Yes, I'd entirely agree with you about that. I guess, for privacy extremists, the important point is that law enforcement could do this, and in many countries probably wouldn't need a warrant to do so.

Anyway, I don´t think these voice clips would yield much interesting data for hackers and evil governments. Certainly not compared to many other sources of information.

In the UK (and certainly many other countries too) companies are required by law to provide any personally identifiable information held about you if you request it. It would be a really interesting exercise to request this to get an idea about what someone could infer from it. Unfortunately I don't use Siri to test this myself.

Why would you, if you´re a privacy extremist, use voice to operate a device when that means other people could hear you?

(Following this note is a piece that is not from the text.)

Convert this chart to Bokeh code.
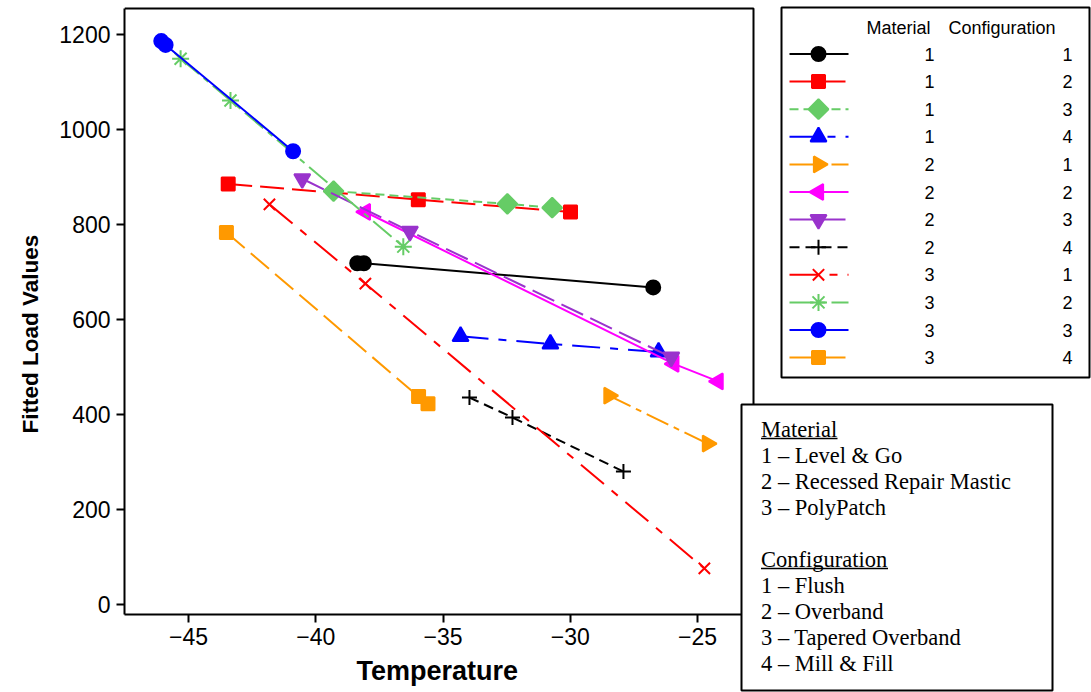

I guess privacy extremists want to have good functionality too? At the moment Siri is optional, but in the future this might be how all interaction are performed?

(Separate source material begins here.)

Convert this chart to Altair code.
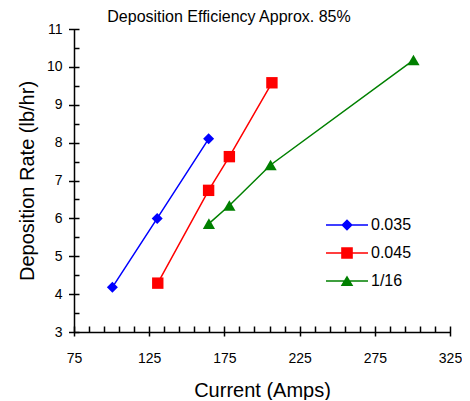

As a privacy extremist, the question I'd be asking is "why is Apple collecting this data, given there's no technical benefit to them doing so?". I can understand the technical benefit to them storing unidentifiable voice recordings for future testing (although how you completely anonymise what might normally be considered a biometric identifier is an interesting question), but why not remove the linkability from the outset? Personally I'd argue (and maybe this does make me a privacy extremist!) that any benefit to me of them doing this is worth less than the privacy lost to me as a result.

The same is true of Google, Microsoft, Canonical, etc. incidentally.